## What is needed
Skip the pictures and quote all of the lines exactly.

──────── Source material

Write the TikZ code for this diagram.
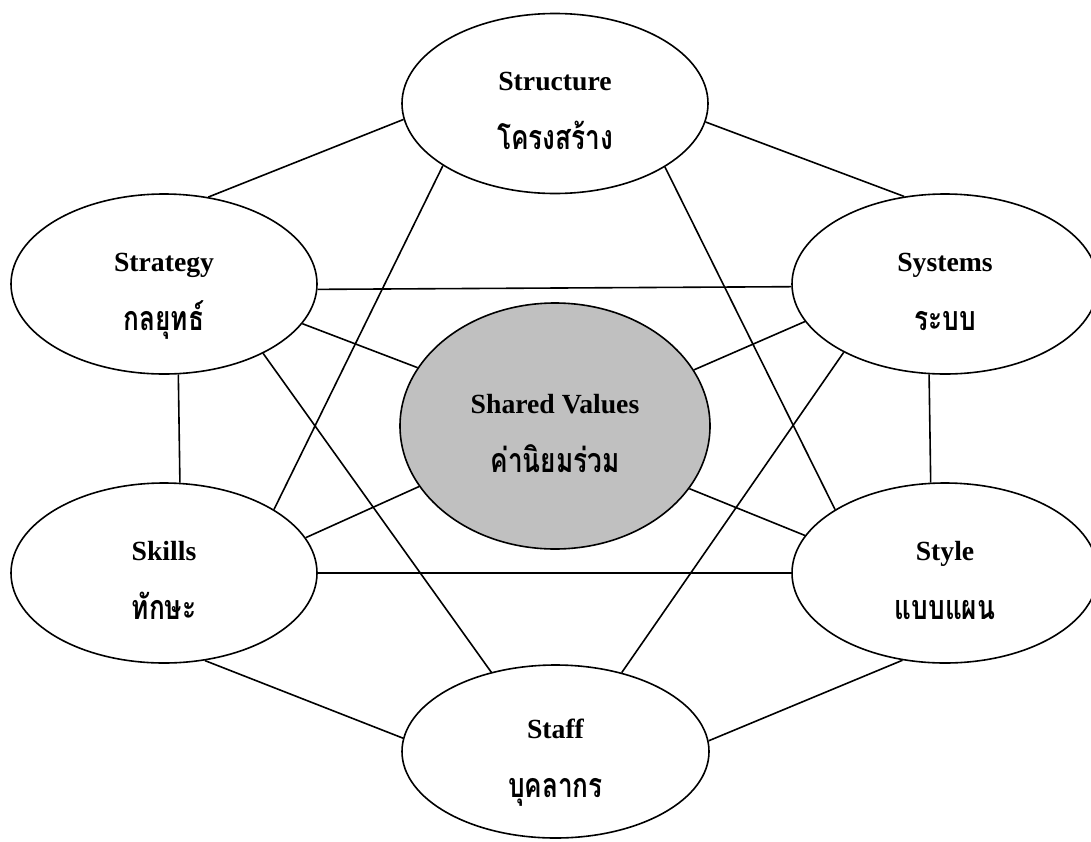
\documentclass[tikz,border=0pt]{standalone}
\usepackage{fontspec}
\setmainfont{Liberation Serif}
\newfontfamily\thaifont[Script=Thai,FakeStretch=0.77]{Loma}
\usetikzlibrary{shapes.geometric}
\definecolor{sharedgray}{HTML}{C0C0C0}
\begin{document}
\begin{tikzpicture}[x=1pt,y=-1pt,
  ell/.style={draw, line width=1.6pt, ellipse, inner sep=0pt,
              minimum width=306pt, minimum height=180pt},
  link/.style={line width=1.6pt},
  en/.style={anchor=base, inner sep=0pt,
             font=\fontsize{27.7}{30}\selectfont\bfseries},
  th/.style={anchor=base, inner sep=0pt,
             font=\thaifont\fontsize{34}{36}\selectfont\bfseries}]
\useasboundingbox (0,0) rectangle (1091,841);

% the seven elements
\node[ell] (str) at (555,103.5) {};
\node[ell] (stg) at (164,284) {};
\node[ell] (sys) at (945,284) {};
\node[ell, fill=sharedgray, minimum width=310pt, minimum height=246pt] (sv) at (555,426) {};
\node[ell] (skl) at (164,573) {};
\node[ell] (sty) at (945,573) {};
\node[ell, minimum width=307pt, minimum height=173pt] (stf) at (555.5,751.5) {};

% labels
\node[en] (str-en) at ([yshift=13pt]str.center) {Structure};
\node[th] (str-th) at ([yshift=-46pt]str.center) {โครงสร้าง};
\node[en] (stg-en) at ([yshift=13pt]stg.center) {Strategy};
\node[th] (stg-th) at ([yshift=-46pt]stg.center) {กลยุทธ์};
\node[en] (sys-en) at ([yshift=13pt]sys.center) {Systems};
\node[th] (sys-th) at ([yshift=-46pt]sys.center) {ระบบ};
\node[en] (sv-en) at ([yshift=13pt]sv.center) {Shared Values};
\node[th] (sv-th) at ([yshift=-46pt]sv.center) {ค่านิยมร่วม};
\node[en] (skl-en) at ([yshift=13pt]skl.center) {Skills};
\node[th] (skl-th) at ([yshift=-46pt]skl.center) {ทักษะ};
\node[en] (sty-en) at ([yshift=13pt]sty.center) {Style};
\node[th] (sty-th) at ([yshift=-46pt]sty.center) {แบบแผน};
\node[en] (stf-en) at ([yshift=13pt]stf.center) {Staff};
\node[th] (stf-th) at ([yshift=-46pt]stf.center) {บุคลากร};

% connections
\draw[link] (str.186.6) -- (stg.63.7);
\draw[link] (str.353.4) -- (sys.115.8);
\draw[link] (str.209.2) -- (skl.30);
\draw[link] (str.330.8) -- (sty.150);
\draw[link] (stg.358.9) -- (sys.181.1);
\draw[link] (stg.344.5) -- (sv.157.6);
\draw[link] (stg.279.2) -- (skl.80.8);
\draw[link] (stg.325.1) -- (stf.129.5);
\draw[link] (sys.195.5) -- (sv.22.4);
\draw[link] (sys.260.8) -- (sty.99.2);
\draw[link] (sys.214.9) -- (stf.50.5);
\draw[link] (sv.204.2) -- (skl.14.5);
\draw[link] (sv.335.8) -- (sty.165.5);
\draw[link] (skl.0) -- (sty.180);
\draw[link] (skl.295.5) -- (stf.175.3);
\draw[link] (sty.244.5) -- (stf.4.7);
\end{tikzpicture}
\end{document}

────────────────

## In response
Write the TikZ code for this diagram.
\documentclass[tikz,border=0pt]{standalone}
\usepackage{fontspec}
\setmainfont{Liberation Serif}
\newfontfamily\thaifont[Script=Thai,FakeStretch=0.77]{Loma}
\usetikzlibrary{shapes.geometric}
\definecolor{sharedgray}{HTML}{C0C0C0}
\begin{document}
\begin{tikzpicture}[x=1pt,y=-1pt,
  ell/.style={draw, line width=1.6pt, ellipse, inner sep=0pt,
              minimum width=306pt, minimum height=180pt},
  link/.style={line width=1.6pt},
  en/.style={anchor=base, inner sep=0pt,
             font=\fontsize{27.7}{30}\selectfont\bfseries},
  th/.style={anchor=base, inner sep=0pt,
             font=\thaifont\fontsize{34}{36}\selectfont\bfseries}]
\useasboundingbox (0,0) rectangle (1091,841);

% the seven elements
\node[ell] (str) at (555,103.5) {};
\node[ell] (stg) at (164,284) {};
\node[ell] (sys) at (945,284) {};
\node[ell, fill=sharedgray, minimum width=310pt, minimum height=246pt] (sv) at (555,426) {};
\node[ell] (skl) at (164,573) {};
\node[ell] (sty) at (945,573) {};
\node[ell, minimum width=307pt, minimum height=173pt] (stf) at (555.5,751.5) {};

% labels
\node[en] (str-en) at ([yshift=13pt]str.center) {Structure};
\node[th] (str-th) at ([yshift=-46pt]str.center) {โครงสร้าง};
\node[en] (stg-en) at ([yshift=13pt]stg.center) {Strategy};
\node[th] (stg-th) at ([yshift=-46pt]stg.center) {กลยุทธ์};
\node[en] (sys-en) at ([yshift=13pt]sys.center) {Systems};
\node[th] (sys-th) at ([yshift=-46pt]sys.center) {ระบบ};
\node[en] (sv-en) at ([yshift=13pt]sv.center) {Shared Values};
\node[th] (sv-th) at ([yshift=-46pt]sv.center) {ค่านิยมร่วม};
\node[en] (skl-en) at ([yshift=13pt]skl.center) {Skills};
\node[th] (skl-th) at ([yshift=-46pt]skl.center) {ทักษะ};
\node[en] (sty-en) at ([yshift=13pt]sty.center) {Style};
\node[th] (sty-th) at ([yshift=-46pt]sty.center) {แบบแผน};
\node[en] (stf-en) at ([yshift=13pt]stf.center) {Staff};
\node[th] (stf-th) at ([yshift=-46pt]stf.center) {บุคลากร};

% connections
\draw[link] (str.186.6) -- (stg.63.7);
\draw[link] (str.353.4) -- (sys.115.8);
\draw[link] (str.209.2) -- (skl.30);
\draw[link] (str.330.8) -- (sty.150);
\draw[link] (stg.358.9) -- (sys.181.1);
\draw[link] (stg.344.5) -- (sv.157.6);
\draw[link] (stg.279.2) -- (skl.80.8);
\draw[link] (stg.325.1) -- (stf.129.5);
\draw[link] (sys.195.5) -- (sv.22.4);
\draw[link] (sys.260.8) -- (sty.99.2);
\draw[link] (sys.214.9) -- (stf.50.5);
\draw[link] (sv.204.2) -- (skl.14.5);
\draw[link] (sv.335.8) -- (sty.165.5);
\draw[link] (skl.0) -- (sty.180);
\draw[link] (skl.295.5) -- (stf.175.3);
\draw[link] (sty.244.5) -- (stf.4.7);
\end{tikzpicture}
\end{document}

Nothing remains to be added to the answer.